Former Air Board Executive Gets Nearly Half a Million in Added Pay on His Way Out. Former California Air Resources Board Executive Officer Richard Corey received almost $500,000 in added pay last year when he left the agency, taking home $623,238, The Sacramento Bee reported January 25.
The payout, primarily compensation for unused vacation time, helped Corey more than triple his total compensation from the previous year, The Bee noted.
Corey had served as executive officer since 2013, and had worked for the regulatory board for 37 years when he retired. An agency spokesperson told the newspaper that Corey “accrued considerable vacation, personal leave and holiday time” during those years.
Corey left the agency in June and joined a private-sector consulting firm three months later.

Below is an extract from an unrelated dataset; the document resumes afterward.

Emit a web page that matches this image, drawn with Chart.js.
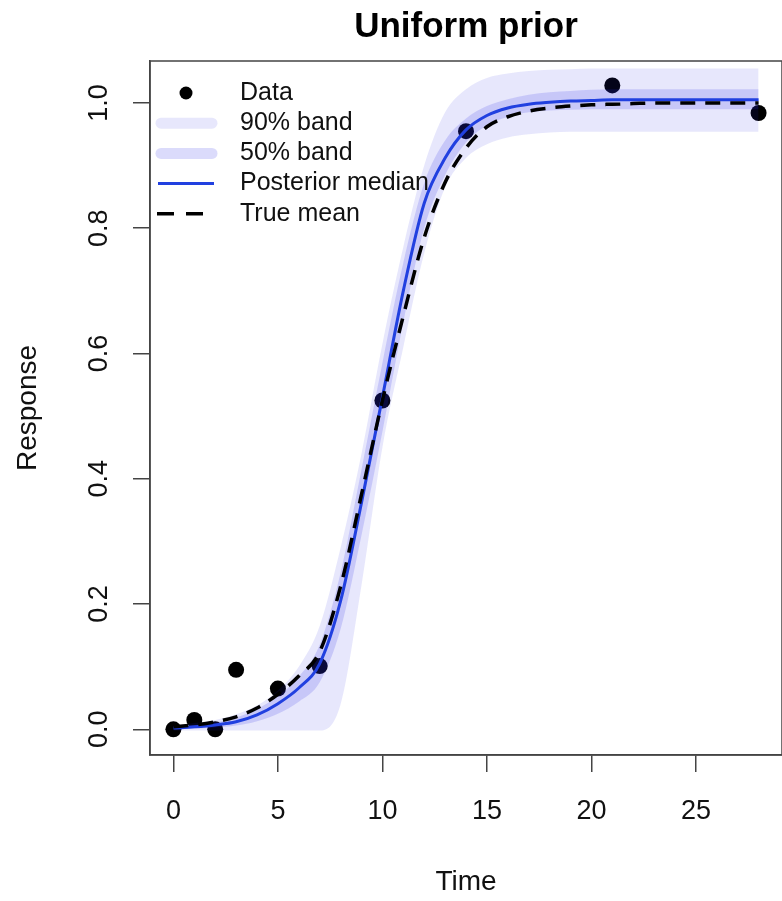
<!DOCTYPE html>
<html>
<head>
<meta charset="utf-8">
<script src="https://cdn.jsdelivr.net/npm/chart.js@4.4.1/dist/chart.umd.min.js"></script>
<style>
html, body { margin: 0; padding: 0; background: #fff; overflow: hidden; }
canvas { display: block; }
</style>
</head>
<body>
<canvas id="myChart" width="790" height="901"></canvas>
<script>
// values
var titleText = 'Uniform prior';
var xTicks = [0, 5, 10, 15, 20, 25];
var yTicks = [0, 0.2, 0.4, 0.6, 0.8, 1.0];

var dataTimes = [0, 1, 2, 3, 5, 7, 10, 14, 21, 28];
var dataValues = [0.0, 0.015, 0.0, 0.095, 0.065, 0.101, 0.525, 0.955, 1.028, 0.984];

var times = [0, 1, 2, 3, 4, 5, 6, 7, 8, 9, 10, 11, 12, 13, 14, 15, 16, 17, 18, 19, 20, 21, 22, 23, 24, 25, 26, 27, 28];
var median = [0.002, 0.004, 0.007, 0.012, 0.023, 0.041, 0.066, 0.105, 0.205, 0.362, 0.530, 0.700, 0.840, 0.912, 0.957,
     0.980, 0.992, 0.998, 1.001, 1.003, 1.004, 1.005, 1.005, 1.005, 1.005, 1.005, 1.005, 1.005, 1.005];
var trueMean = [0.004, 0.007, 0.012, 0.020, 0.034, 0.056, 0.085, 0.124, 0.228, 0.375, 0.525, 0.660, 0.785, 0.873, 0.928,
     0.962, 0.978, 0.987, 0.992, 0.995, 0.997, 0.998, 0.999, 1.0, 1.0, 1.0, 1.0, 1.0, 1.0];
var upper90 = [0.006, 0.010, 0.015, 0.024, 0.038, 0.062, 0.100, 0.165, 0.290, 0.440, 0.615, 0.770, 0.900, 0.985, 1.022,
     1.040, 1.047, 1.051, 1.053, 1.054, 1.055, 1.055, 1.055, 1.055, 1.055, 1.055, 1.055, 1.055, 1.055];
var lower90 = [-0.002, -0.002, -0.002, -0.002, -0.002, -0.002, -0.002, -0.002, 0.040, 0.230, 0.450, 0.610, 0.760, 0.865, 0.912,
     0.934, 0.945, 0.950, 0.953, 0.954, 0.954, 0.954, 0.954, 0.954, 0.954, 0.954, 0.954, 0.954, 0.954];
var upper50 = [0.004, 0.007, 0.011, 0.019, 0.032, 0.053, 0.084, 0.135, 0.250, 0.415, 0.585, 0.745, 0.872, 0.940, 0.975,
     0.995, 1.006, 1.013, 1.017, 1.019, 1.021, 1.022, 1.022, 1.022, 1.022, 1.022, 1.022, 1.022, 1.022];
var lower50 = [0.0, 0.001, 0.003, 0.006, 0.013, 0.025, 0.044, 0.075, 0.160, 0.310, 0.475, 0.650, 0.800, 0.885, 0.937,
     0.964, 0.978, 0.985, 0.988, 0.989, 0.990, 0.990, 0.990, 0.990, 0.990, 0.990, 0.990, 0.990, 0.990];

var legendLabels = ['Data', '90% band', '50% band', 'Posterior median', 'True mean'];

var band90 = 'rgba(40, 40, 230, 0.11)';
var band50 = 'rgba(40, 40, 230, 0.17)';
var blue = '#2140e0';
var axisColor = '#444';
var fontFamily = '"Liberation Sans", Arial, sans-serif';

function pts(ys, xs) {
     xs = xs || times;
     return xs.map(function (t, i) { return { x: t, y: ys[i] }; });
}

function bandLine(label, ys, fill, color, order) {
     return {
          label: label,
          data: pts(ys),
          borderWidth: 0,
          pointRadius: 0,
          cubicInterpolationMode: 'monotone',
          fill: fill,
          backgroundColor: color,
          order: order
     };
}

var frame = {
     id: 'frame',
     afterDraw: function (chart) {
          var ctx = chart.ctx;
          var a = chart.chartArea;
          ctx.save();
          ctx.strokeStyle = axisColor;
          ctx.lineWidth = 1.5;
          ctx.strokeRect(a.left, a.top, a.right - a.left, a.bottom - a.top);

          ctx.fillStyle = '#000';
          ctx.font = 'bold 35px ' + fontFamily;
          ctx.textAlign = 'center';
          ctx.textBaseline = 'alphabetic';
          ctx.fillText(titleText, (a.left + a.right) / 2, 37);

          // legend, no box
          var x0 = 157, x1 = 215, tx = 240;
          ctx.font = '25px ' + fontFamily;
          ctx.textAlign = 'left';
          ctx.textBaseline = 'middle';
          legendLabels.forEach(function (lab, i) {
               var y = 93 + i * 30.2;
               ctx.save();
               if (i === 0) {
                    ctx.fillStyle = '#000';
                    ctx.beginPath();
                    ctx.arc(186, y, 6.5, 0, Math.PI * 2);
                    ctx.fill();
               } else if (i === 1 || i === 2) {
                    ctx.strokeStyle = i === 1 ? band90 : band50;
                    ctx.lineWidth = 11;
                    ctx.lineCap = 'round';
                    ctx.beginPath();
                    ctx.moveTo(x0 + 4, y);
                    ctx.lineTo(x1 - 3, y);
                    ctx.stroke();
               } else if (i === 3) {
                    ctx.strokeStyle = blue;
                    ctx.lineWidth = 3;
                    ctx.beginPath();
                    ctx.moveTo(x0 + 1, y);
                    ctx.lineTo(x1 - 1, y);
                    ctx.stroke();
               } else {
                    ctx.strokeStyle = '#000';
                    ctx.lineWidth = 3.5;
                    ctx.setLineDash([17, 12]);
                    ctx.beginPath();
                    ctx.moveTo(x0, y);
                    ctx.lineTo(x0 + 46, y);
                    ctx.stroke();
               }
               ctx.restore();
               ctx.fillStyle = '#111';
               ctx.fillText(lab, tx, y);
          });
          ctx.restore();
     }
};

new Chart('myChart', {
     type: 'line',
     data: {
          datasets: [
               {
                    label: legendLabels[0],
                    data: pts(dataValues, dataTimes),
                    showLine: false,
                    pointRadius: 8,
                    pointBackgroundColor: '#000',
                    pointBorderWidth: 0,
                    order: 10
               },
               bandLine('90% upper', upper90, '+1', band90, 9),
               bandLine('90% lower', lower90, false, band90, 8),
               bandLine('50% upper', upper50, '+1', band50, 7),
               bandLine('50% lower', lower50, false, band50, 6),
               {
                    label: legendLabels[3],
                    data: pts(median),
                    borderColor: blue,
                    borderWidth: 3,
                    pointRadius: 0,
                    fill: false,
                    cubicInterpolationMode: 'monotone',
                    order: 2
               },
               {
                    label: legendLabels[4],
                    data: pts(trueMean),
                    borderColor: '#000',
                    borderWidth: 3.5,
                    borderDash: [15, 10],
                    pointRadius: 0,
                    fill: false,
                    cubicInterpolationMode: 'monotone',
                    order: 1
               }
          ]
     },
     options: {
          responsive: false,
          animation: false,
          devicePixelRatio: 1,
          layout: { padding: { top: 61, right: 4.5, left: 0, bottom: 0 } },
          plugins: {
               legend: { display: false },
               title: { display: false },
               tooltip: { enabled: false }
          },
          scales: {
               x: {
                    type: 'linear',
                    position: 'bottom',
                    min: -1.12,
                    max: 29.12,
                    afterBuildTicks: function (scale) {
                         scale.ticks = xTicks.map(function (v) { return { value: v }; });
                    },
                    afterFit: function (scale) { scale.height = 146; },
                    grid: { drawOnChartArea: false, drawTicks: true, tickLength: 17, color: axisColor, lineWidth: 1.5 },
                    border: { display: true, color: axisColor, width: 1.5 },
                    ticks: {
                         padding: 23,
                         color: '#111',
                         maxRotation: 0,
                         autoSkip: false,
                         font: { family: fontFamily, size: 27 },
                         callback: function (v) { return String(v); }
                    },
                    title: {
                         display: true,
                         text: 'Time',
                         color: '#111',
                         font: { family: fontFamily, size: 28 },
                         padding: { top: 0, bottom: 2 }
                    }
               },
               y: {
                    type: 'linear',
                    position: 'left',
                    min: -0.041,
                    max: 1.067,
                    afterBuildTicks: function (scale) {
                         scale.ticks = yTicks.map(function (v) { return { value: v }; });
                    },
                    afterFit: function (scale) { scale.width = 150; },
                    grid: { drawOnChartArea: false, drawTicks: true, tickLength: 17, color: axisColor, lineWidth: 1.5 },
                    border: { display: true, color: axisColor, width: 1.5 },
                    ticks: {
                         padding: 15,
                         color: '#111',
                         minRotation: 90,
                         maxRotation: 90,
                         crossAlign: 'center',
                         autoSkip: false,
                         font: { family: fontFamily, size: 27 },
                         callback: function (v) { return Number(v).toFixed(1); }
                    },
                    title: {
                         display: true,
                         text: 'Response',
                         color: '#111',
                         font: { family: fontFamily, size: 28 },
                         padding: { top: 11, bottom: 0 }
                    }
               }
          }
     },
     plugins: [frame]
});
</script>
</body>
</html>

“It is not usual for government employees to leave their jobs with large payouts,” The Bee noted. “In 2018, the state paid out nearly $300 million for banked time off, a Los Angeles Times analysis of payroll data found. The newspaper found more than 450 state workers who pulled in six-figure checks when they left their jobs that year.”

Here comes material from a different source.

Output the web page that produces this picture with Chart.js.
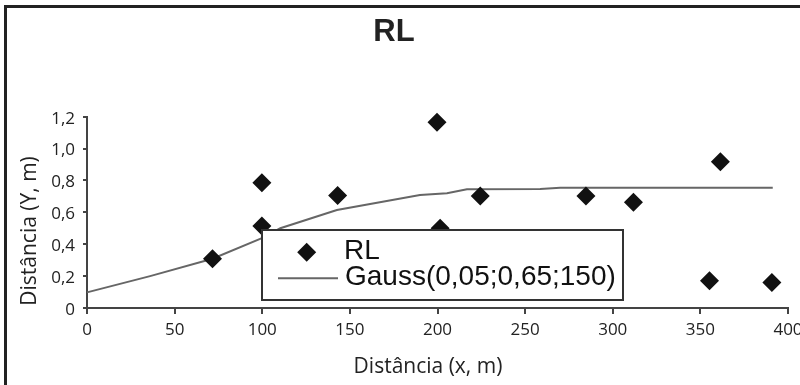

The value of leave is based on an employee’s salary level at the time it is cashed out, not when it was earned, so government employees have a strong incentive to forego vacations and bank the time for an eventual windfall.
The state caps the accrual of leave time in various contracts with state bargaining units, but enforcement of the caps appears to be lax. In 2020, for example, the Legislative Analyst’s Office reported that as of the end of 2019, “500 [California Highway Patrol bargaining unit] members – about 7 percent – had vacation or annual leave balances that exceeded the existing 816-hour cap.”